Au sein même du gouvernement, le comportement du ministre de la Santé a également suscité la désapprobation. Le Premier ministre Andrej Babiš s'est exprimé sur l'incident dans le cadre d'une conférence de presse express organisée en fin de matinée ce vendredi. « Un choc », c'est ainsi qu'il a qualifié les révélations concernant la réunion de son ministre de la Santé, estimant que ce qui s'était produit était « impardonnable » et que les membres du gouvernement devaient « donner l'exemple ».
Le Premier ministre a fait savoir qu'il allait demander au ministre de la Santé de démissionner – sinon qu'il le révoquerait – et qu'il allait en discuter avec le chef de l'Etat. De même, il a dit attendre une décision similaire de Jaroslav Faltýnek quant à sa vice-présidence du parti ANO. Plus tôt, ce dernier s'était excusé publiquement devant les députés pour cette réunion contrevenant aux mesures sanitaires en vigueur.
Andrej Babiš a également déclaré qu'il cherchait actuellement un remplaçant à Roman Prymula, avec pour objectif que le « nouveau ministre soit présent dès lundi au Conseil des ministres ».
Alors que dans un entretien pour l'hebdomadaire Respekt, ce vendredi matin, Roman Prymula avait affirmé qu'il était prêt à démissionner « si le public le veut », il a rejeté cette éventualité en début d'après-midi, à l'occasion d'une conférence de presse où les journalistes n'ont pas eu la possibilité de lui poser des questions.
« Je n'ai pas l'intention de démissionner. Evidemment, le Premier ministre peut décider de ma révocation, » a déclaré à cette occasion le ministre de la Santé. « Je n'ai enfreint aucune règle, » a-t-il estimé, soulignant que la rencontre incriminée s'était déroulée dans les « espaces privés » du bâtiment capitulaire de Vyšehrad, et non dans un restaurant, comme il l'avait pourtant reconnu dans l'entretien accordé plus tôt dans la journée à Respekt. Roman Prymula a également précisé que les faits qui lui sont reprochés se sont déroulés la veille de l'entrée en vigueur des principales mesures de reconfinement.
Le Premier ministre Andrej Babiš doit se rendre ce vendredi à 16 heures au Château de Lány afin de discuter avec le président tchèque du scandale qui agite la scène politique tchèque.
Si le Premier ministre tchèque choisit effectivement de révoquer son ministre de la Santé, comme il l'a laissé entendre ce vendredi, le dernier mot en reviendra au chef de l'Etat Miloš Zeman dont les décisions ont, par le passé, pesé dans la balance lors de la nomination ou de la révocation d'un ministre.

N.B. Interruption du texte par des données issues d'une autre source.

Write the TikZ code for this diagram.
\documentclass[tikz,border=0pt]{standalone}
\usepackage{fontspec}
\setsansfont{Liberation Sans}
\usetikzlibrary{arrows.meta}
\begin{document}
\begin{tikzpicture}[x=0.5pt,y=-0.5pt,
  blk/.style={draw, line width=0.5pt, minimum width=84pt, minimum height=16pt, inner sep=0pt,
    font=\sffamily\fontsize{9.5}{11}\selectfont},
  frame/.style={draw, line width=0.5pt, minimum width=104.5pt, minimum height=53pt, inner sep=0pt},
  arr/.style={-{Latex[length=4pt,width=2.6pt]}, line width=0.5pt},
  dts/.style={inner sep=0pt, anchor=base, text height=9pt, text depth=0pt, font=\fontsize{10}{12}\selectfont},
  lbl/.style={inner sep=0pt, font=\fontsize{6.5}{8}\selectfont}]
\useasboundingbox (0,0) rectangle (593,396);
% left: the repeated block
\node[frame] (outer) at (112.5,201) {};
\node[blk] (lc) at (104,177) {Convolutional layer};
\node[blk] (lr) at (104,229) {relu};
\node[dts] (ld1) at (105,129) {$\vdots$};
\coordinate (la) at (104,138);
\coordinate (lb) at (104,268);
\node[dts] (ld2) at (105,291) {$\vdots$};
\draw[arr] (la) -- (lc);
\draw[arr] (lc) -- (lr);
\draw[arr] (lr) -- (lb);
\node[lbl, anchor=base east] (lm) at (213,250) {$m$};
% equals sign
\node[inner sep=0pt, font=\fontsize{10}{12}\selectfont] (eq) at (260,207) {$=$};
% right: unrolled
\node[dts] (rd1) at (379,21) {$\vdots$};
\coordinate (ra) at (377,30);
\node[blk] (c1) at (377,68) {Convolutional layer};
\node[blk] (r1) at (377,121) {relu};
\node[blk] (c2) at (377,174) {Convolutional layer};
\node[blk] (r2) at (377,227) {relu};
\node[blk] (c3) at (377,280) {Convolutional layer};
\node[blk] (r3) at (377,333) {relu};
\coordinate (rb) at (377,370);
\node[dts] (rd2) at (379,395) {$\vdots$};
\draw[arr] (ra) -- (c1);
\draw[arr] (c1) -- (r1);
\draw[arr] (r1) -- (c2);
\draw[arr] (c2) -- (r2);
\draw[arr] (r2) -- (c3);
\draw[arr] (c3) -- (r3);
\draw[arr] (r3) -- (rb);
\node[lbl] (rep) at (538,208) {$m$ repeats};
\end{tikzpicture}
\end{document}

Membre de la coalition gouvernementale, le vice-Premier ministre et ministre de l'Intérieur Jan Hamáček (ČSSD) avait estimé plus tôt que le ministre de la Santé avait perdu toute crédibilité en ne respectant pas ses propres décisions en matière de mesures sanitaires et ne pouvait donc plus exercer ses fonctions. Pour Jan Hamáček, cette attitude est méprisante vis-à-vis des milliers de personnes qui, en première ligne, luttent contre la pandémie et sauvent des vies. « Les règles sont valables pour tout le monde sans exception, (…) il est impossible que le gouvernement et la coalition gouvernementale soit représentés par des personnes qui ne respectent pas les mesures de ce même gouvernement, » a-t-il réagi dès les premières heures pour l'agence de presse tchèque ČTK.